What Hornbein ended up saying in The West Ridge has ever since been acclaimed as among the finest works of mountaineering literature ever penned. Rich in imagery, high in drama, immensely readable, The West Ridge he put a human face on that most extreme of sports, focusing on the character of the men who endured those hardships together and the relationships they forged along the way.

“To me, what was so unique about the expedition was the diversity of talents and the interaction of the people involved. I wanted to convey that the reality and the humanity of climbing a mountain is not really so different from how you succeed at anything else in your life, from your marriage, to your profession, to raising your kids.”

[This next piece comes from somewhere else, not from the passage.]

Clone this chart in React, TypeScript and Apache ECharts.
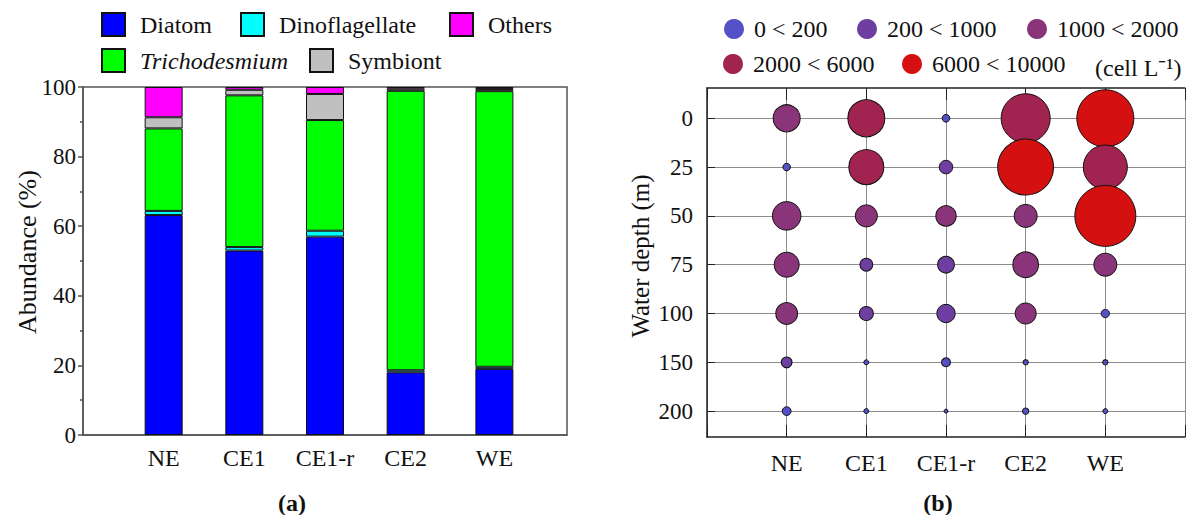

Hornbein conveyed that thought with powerful clarity, and then he went back to his life. While he never lost his passion for the mountains, the great reach of Hornbein’s life after the West Ridge has been grounded in medicine. And, having once been made aware of it, he’s come to see the powerful force of uncertainty at work everywhere around him.

“I found out I love research – the uncertainty of the hypothesis, and trying to prove the outcome. In science, different views increase uncertainty, and uncertainty leads to more thoughtful problem-solving.”

Even his decision in 2006 to leave Seattle for his boyhood haunts seems to validate Emerson’s theory.

“It’s the Uncertainty Principle again,” Hornbein smiles. “After I retired I needed to find new challenges.”

When the author of “Everest: The West Ridge” takes the podium at the Rocky Mountain Literary Festival on Oct. 17, it’s dead-certain he’ll say something worth hearing. Just don’t bother asking him what it will be.

“It’s better if there’s a little uncertainty.”